There are only three modes to pick from in SBB2, with them all being slight variations on the same form of the titular card game, Blackjack. The main goal of Blackjack, if you weren’t already aware, is to inch closer to the max number of 21 by drawing playing cards from a deck until you either decide to stop drawing, or break past the number of 21 and automatically lose. While you draw cards, the dealer does the same, and if he gets a number higher than yours when you stop, then you’ll also lose in that manner, while if your number is higher, you’ll win and get double the amount of money that you put up for betting.


That’s pretty much all you need to know about Blackjack, since SBB2 doesn’t do too much to change or mess with the core gameplay outside of adding a little bit of a competitive flair to it, and when I say little, I mean little. Up to three other players can join the wage war between you and the dealer, and in the first game mode you pick a character and compete against a set amount of CPU opponents in a row, making your way up to face off in Las Vegas against the crime lord. These are 1 on one matches with the dealer still around, and the main goal here is to simply make it through the ten consecutive rounds in a match without going bankrupt. If either side goes bankrupt, they lose the match and the other player wins, (the dealer is unable to lose, just being there to take and give money) or after ten rounds the player with the most money on hand is victorious.


The VS COM mode is fairly standard and goes by pretty quickly once you know the hang of it, and while opponents do take riskier bets as the matches go on, it also means that they have a higher chance of bankrupting themselves, so if you end up donating all your money on the first round and win the bet, you’ll have no trouble beating the CPU. Each character has their own win quotes and endings, which is a really nice touch that continue the Street Fighter throwbacks.

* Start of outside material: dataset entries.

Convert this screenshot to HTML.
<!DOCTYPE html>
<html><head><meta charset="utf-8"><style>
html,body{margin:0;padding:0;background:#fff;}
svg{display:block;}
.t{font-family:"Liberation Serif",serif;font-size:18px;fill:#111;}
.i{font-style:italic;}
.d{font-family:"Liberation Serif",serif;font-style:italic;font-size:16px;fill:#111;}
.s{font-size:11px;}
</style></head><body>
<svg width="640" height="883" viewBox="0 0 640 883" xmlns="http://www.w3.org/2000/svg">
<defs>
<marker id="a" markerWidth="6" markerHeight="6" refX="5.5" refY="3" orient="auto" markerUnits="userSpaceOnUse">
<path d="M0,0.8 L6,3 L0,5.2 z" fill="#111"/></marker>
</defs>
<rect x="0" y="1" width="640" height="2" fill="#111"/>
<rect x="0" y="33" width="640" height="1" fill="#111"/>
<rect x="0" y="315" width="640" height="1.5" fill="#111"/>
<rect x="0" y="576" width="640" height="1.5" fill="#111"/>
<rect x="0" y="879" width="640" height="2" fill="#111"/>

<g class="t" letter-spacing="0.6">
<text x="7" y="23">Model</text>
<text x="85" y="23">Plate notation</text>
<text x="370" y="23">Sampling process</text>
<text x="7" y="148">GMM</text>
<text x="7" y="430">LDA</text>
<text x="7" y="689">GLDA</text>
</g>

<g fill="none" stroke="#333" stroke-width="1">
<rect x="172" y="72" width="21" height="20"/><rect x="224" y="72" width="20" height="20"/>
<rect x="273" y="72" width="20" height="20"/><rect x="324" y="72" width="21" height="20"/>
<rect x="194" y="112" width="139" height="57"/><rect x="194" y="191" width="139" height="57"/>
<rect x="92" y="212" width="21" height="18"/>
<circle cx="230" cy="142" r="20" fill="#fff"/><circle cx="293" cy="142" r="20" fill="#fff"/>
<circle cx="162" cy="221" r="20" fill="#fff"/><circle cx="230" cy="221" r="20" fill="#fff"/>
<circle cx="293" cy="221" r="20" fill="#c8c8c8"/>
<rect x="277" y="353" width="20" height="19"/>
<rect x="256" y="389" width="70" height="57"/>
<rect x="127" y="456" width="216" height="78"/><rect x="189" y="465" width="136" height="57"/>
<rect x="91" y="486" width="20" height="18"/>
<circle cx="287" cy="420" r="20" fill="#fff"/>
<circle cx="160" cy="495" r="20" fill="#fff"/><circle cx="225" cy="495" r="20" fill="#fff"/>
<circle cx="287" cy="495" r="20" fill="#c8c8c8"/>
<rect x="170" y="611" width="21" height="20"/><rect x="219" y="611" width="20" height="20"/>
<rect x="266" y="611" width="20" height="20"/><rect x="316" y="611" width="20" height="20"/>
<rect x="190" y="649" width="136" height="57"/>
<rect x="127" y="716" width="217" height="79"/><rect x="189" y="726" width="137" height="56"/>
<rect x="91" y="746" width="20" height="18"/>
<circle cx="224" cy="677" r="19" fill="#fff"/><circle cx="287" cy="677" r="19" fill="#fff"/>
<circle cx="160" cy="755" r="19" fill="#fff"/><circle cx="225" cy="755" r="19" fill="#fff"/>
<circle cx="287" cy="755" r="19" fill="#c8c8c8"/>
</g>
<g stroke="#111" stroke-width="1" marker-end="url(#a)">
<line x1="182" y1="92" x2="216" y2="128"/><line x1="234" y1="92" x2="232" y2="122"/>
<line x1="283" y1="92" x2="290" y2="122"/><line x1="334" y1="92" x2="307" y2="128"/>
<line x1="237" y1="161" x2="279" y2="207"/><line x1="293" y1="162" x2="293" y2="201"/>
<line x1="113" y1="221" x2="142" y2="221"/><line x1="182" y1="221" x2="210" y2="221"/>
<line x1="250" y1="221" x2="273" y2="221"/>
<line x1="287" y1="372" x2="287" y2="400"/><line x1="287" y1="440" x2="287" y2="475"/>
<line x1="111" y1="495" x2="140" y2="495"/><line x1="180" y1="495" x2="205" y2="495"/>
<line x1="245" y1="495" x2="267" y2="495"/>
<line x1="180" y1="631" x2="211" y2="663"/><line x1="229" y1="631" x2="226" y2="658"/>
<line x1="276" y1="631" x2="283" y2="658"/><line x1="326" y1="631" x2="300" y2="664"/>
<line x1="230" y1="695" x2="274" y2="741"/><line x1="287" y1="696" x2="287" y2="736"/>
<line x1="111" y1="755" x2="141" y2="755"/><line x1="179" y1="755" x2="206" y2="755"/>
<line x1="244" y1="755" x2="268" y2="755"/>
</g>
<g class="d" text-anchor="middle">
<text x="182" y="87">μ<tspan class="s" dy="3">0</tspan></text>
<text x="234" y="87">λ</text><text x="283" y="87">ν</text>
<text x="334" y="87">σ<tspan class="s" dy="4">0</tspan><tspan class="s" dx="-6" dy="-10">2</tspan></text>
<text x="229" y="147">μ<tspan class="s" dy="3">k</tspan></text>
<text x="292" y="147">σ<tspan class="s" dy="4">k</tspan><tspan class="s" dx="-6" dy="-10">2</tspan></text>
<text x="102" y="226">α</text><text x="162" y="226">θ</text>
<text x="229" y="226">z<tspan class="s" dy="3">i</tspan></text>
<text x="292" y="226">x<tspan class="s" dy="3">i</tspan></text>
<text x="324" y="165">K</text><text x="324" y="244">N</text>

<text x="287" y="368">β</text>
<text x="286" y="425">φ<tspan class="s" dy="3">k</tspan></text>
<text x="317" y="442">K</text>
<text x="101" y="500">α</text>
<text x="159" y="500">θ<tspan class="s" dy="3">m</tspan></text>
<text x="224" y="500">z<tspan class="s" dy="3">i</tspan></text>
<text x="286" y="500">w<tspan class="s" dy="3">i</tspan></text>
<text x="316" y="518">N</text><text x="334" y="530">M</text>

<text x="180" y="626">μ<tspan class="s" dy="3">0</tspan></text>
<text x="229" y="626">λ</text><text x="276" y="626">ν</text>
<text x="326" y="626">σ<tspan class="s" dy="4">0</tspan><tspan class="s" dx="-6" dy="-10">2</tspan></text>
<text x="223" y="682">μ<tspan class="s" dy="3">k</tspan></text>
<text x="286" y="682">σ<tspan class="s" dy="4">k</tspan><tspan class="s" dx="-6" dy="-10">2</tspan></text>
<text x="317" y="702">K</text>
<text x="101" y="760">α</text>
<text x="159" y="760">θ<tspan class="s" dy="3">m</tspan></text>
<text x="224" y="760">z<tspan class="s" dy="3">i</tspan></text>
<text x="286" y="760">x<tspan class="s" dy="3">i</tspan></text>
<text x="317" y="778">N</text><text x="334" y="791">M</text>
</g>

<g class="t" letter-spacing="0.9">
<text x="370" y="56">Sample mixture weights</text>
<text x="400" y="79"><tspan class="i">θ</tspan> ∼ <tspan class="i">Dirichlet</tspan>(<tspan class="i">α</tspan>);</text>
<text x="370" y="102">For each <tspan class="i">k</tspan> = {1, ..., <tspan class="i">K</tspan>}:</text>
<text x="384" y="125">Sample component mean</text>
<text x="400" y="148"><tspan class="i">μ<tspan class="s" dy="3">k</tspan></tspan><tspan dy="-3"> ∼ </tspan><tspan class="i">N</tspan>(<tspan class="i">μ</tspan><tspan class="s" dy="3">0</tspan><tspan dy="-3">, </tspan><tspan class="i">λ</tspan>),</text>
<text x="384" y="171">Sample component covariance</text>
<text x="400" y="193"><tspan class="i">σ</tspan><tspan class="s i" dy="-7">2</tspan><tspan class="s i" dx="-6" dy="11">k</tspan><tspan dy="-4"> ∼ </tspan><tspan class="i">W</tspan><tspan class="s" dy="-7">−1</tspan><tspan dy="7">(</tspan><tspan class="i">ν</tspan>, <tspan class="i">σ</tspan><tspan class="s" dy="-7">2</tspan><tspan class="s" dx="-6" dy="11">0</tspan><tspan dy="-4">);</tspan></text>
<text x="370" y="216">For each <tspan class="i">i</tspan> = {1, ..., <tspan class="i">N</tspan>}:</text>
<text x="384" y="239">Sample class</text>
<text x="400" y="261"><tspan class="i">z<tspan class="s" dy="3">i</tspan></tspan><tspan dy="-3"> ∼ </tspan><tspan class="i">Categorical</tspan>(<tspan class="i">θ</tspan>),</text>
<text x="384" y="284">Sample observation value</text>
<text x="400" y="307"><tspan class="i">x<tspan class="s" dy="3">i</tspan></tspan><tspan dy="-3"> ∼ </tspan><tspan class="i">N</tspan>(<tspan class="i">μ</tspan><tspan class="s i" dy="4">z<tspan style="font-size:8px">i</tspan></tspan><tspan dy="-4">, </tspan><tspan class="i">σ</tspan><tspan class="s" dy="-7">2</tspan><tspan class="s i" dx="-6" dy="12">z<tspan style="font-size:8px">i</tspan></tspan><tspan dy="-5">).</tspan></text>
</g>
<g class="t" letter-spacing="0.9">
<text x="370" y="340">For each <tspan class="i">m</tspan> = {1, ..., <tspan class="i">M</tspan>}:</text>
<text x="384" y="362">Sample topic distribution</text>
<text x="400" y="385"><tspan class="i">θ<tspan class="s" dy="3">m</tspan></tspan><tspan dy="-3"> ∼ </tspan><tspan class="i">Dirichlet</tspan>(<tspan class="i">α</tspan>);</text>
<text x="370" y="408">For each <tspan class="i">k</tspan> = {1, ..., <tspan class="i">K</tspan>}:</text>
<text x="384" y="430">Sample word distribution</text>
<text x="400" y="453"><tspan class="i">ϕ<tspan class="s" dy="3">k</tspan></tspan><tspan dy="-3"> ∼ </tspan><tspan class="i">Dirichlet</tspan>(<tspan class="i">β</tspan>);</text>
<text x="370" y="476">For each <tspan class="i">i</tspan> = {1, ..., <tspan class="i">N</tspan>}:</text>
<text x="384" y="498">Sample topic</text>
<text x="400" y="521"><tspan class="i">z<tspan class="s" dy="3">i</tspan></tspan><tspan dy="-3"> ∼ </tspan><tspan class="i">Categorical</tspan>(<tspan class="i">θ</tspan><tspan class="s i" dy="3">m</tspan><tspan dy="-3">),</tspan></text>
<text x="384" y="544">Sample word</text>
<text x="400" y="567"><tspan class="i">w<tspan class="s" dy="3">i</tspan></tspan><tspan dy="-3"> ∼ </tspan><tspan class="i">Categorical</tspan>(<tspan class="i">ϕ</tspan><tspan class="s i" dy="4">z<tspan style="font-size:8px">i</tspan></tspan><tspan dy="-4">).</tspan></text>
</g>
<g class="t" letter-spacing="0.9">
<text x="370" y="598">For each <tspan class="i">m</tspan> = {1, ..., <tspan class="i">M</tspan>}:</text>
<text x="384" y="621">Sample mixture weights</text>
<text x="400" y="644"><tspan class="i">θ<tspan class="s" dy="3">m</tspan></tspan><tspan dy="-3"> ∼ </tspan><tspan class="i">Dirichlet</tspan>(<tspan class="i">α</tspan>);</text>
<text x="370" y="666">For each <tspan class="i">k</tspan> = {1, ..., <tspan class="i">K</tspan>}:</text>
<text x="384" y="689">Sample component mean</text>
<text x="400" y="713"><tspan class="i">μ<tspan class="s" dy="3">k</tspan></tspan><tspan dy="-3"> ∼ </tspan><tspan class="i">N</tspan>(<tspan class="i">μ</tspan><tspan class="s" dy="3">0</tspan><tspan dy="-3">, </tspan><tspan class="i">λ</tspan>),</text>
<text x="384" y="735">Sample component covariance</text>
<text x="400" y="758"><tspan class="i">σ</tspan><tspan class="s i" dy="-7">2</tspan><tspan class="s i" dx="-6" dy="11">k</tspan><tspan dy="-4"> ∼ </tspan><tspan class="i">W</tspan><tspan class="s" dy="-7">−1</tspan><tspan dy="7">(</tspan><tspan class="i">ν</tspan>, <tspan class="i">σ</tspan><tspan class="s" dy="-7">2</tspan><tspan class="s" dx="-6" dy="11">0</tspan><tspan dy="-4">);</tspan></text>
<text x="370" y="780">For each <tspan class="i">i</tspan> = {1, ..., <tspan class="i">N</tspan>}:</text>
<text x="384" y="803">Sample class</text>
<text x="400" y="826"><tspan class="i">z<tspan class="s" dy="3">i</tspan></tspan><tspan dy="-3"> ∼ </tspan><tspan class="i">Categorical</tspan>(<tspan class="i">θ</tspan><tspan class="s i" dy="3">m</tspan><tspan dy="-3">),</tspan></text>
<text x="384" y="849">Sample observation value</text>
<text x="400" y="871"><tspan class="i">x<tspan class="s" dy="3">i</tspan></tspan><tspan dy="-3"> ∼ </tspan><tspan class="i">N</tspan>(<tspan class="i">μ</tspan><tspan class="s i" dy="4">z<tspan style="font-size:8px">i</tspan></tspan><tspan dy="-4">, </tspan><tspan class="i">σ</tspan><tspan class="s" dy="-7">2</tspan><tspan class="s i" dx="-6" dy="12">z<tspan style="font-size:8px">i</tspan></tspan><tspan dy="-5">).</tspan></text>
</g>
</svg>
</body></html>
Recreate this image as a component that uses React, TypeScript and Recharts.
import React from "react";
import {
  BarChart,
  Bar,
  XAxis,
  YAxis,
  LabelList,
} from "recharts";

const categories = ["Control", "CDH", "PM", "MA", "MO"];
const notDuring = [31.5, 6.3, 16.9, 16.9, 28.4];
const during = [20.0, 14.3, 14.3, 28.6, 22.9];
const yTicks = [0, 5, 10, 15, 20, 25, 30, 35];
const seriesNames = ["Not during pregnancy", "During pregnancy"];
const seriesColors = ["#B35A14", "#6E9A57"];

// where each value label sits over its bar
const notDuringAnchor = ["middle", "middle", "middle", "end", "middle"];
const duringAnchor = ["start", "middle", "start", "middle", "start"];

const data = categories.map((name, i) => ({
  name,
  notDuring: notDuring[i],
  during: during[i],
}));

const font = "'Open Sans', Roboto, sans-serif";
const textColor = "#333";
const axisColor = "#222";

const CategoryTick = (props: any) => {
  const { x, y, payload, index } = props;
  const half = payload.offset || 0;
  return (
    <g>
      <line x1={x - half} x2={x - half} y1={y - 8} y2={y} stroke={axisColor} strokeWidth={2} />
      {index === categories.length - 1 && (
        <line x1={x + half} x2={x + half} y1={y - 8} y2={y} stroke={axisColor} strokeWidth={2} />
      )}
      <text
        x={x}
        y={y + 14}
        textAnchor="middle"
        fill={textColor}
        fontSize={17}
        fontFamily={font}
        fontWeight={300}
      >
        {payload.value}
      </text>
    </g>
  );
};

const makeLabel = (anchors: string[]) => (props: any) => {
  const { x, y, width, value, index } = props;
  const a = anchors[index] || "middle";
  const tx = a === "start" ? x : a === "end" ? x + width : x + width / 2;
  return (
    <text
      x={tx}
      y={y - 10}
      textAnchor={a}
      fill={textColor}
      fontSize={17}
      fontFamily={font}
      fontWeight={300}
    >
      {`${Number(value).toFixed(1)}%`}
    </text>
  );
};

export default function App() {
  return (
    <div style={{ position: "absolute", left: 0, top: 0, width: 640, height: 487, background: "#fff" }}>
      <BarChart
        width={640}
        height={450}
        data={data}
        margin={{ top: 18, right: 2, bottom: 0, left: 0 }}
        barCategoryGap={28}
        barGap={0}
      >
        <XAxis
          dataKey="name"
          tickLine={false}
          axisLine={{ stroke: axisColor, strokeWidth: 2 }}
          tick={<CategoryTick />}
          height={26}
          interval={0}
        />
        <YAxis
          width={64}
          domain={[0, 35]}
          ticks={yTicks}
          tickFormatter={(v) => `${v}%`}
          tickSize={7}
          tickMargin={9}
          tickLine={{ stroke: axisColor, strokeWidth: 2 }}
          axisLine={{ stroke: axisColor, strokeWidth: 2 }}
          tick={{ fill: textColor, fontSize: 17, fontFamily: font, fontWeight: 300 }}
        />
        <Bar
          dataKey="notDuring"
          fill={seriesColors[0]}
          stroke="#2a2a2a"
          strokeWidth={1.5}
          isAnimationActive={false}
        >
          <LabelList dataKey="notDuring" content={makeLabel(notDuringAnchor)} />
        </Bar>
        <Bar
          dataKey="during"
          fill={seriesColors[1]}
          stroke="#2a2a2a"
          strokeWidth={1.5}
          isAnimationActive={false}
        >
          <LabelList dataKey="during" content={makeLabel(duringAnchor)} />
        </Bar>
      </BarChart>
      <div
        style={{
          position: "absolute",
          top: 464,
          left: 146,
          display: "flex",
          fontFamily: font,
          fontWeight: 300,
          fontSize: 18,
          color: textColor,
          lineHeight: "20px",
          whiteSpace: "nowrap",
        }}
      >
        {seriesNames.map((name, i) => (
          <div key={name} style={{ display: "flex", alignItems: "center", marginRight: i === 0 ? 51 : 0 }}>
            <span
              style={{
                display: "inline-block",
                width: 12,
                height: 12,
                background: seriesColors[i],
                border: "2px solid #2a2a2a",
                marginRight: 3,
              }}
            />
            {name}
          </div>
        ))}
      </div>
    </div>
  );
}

The next mode on offer is the single player mode “Simply Blackjack” which is an accurate description. Pick a character, and bet with the dealer as you aim for the highest amount of cash, spinning a wheel once you hit zero to give things another go. This is essentially the game’s endless mode, and the only real point it has here is to help you unlock one of two unlockable characters if you score high enough. Besides that, this is just a time waster with little else to do. Outside of that, you have a local multiplayer mode where you and three other players can compete against the dealer, and I had quite a fun time playing this mode with some relatives, but there’s little else to mention here.


In conclusion, SBB2 is a solid Blackjack game that also serves as a cool throwback to Street Fighter II, but only in terms of presentation. This is still Blackjack, and while I have a lot more fun with Blackjack than Poker, there really isn’t much else to do here outside of unlocking two characters and see all the endings with every single character, although the card game is still very enjoyable. This is only a game that you should really pick up if you just want a fun card game on the go, or if you’re looking for another local multiplayer hit for the family, since the simple button controls make this incredibly easy for anyone with knowledge of Blackjack to pick up and play. SBB2 sets out to get a simple job done, and it does so with success, although I really wish there was a lot more content on offer here outside of the VS COM mode.

I give Super Blackjack Battle 2 Turbo – The Card Warriors a 7 out of 10.